濡れなくて誰もいないけれど部屋の中で時間をもて余すわたし。
満たすものがない、比べるものがない。何もない。誰もいない。答えがない。きっと孤独。
だけど心地よいたぶん寂しい。もしかしたら自由。


そんな味。
なかなかおもいもよらぬ衝撃的な体験(味)でありました。
あれから1ヶ月後、部屋の中で時間をもて余すわたしの味を記憶の中から引っ張り出す日が来ようとは考えだにせず。
記憶の美味ではなく、まさしく珍味の記憶。

あなたの記憶の珍味は?


期待して当たり前なんだし。

2020-04-26 | ギャラリー
暇で死にそうで。

毎日繰り返される自粛に次ぐ、自粛の勧告。
志村けんさんに次ぐ、岡江久美子さんの訃報、増え続ける感染者数、死亡者数。
外出を減らすことでしかコロナ禍には立ち向かえないから粛々と自宅待機、時々目一杯仕事。

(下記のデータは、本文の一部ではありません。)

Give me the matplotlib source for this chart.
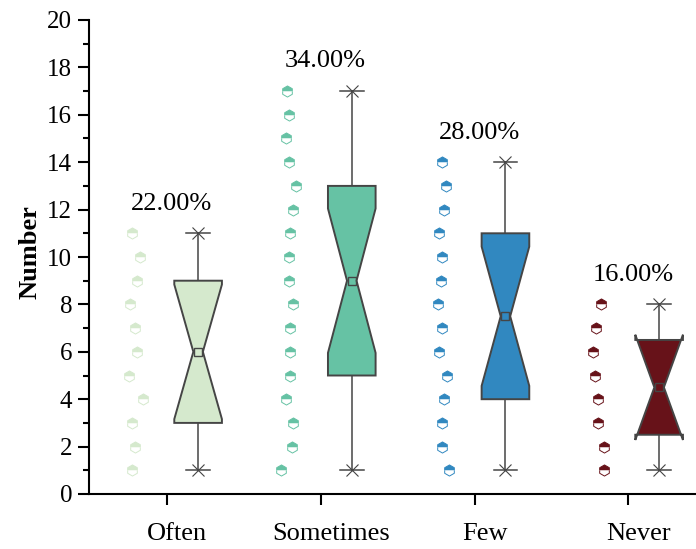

皆がそれぞれ最大限の努力をしているかもしれないけど、それぞれの分母が違うから一言で自粛といってもなかなか難しい。
それぞれが個々に置かれた中で最大限の努力すべきことだけは事実。
すると、暇で死にそうでという思いも浮かんでは消え、浮かんでは消えとなんとも複雑な気分なってくる。
暇で死にそうでというだけで不謹慎感が漂うからな。
でも、当たり前に旅行にも行きたいし、買い物にも行きたいし、美術館にも行きたいと思うのは現実として仕方ないし、その楽しみをご褒美に乗り切るしかない。
それまでは仮想旅行、睡眠ショッピング、記憶美術館で行ったつもり、買ったつもり、見たつもり。

記憶美術館より
2013年 イチハラヒロコ展 「期待して当たり前なんだし。」



改装中の仮囲いにイチハラヒロコの刺激的な言葉が作品として展示される趣向であった。
googleのcmでも有名なった「恋みくじ」。→恋みくじ体験談

日本語がわからない国で「万引きするで。」と書かれたショッピングバックを配るというインスタレーションをするイチハラヒロコ。
ゴシック体で表現される言葉はシニカルで力強く目に心に、飛び込んでくる。

イチハラヒロコの作品はまっすぐな説得力があるから肯定力が半端ない。
しんどいはずの状況でも、悲観するのでなく受け入れて消化しちゃおうという気概を感じる。
これを希望というのだし。
だから御宣託にも似た有難さ。



まずは良きにつけ悪しきにつけ肯定してみるという積極性がいまのこの状況では大事!きっとそう!
コロナ禍の世の中にイチハラヒロコ作品を置いてみると含蓄と皮肉さが際立ってさらに秀逸になるのも興味深い。
是非、今の状況を想像してからイチハラヒロコの作品を味わってください。
もちろんポジティブにもなれるからスバラシイ。









何をいつ思い出すかはその時になってみないと分からないからこそ、
好奇心は常に新鮮でないとダメだと思っている。
現況ではその好奇心を満たす術は多くないけど好奇心は腐らせずにしよう。
最近、個展をやってないようですが状況が、好転した頃、イチハラヒロコ 新作を見れたらいいね。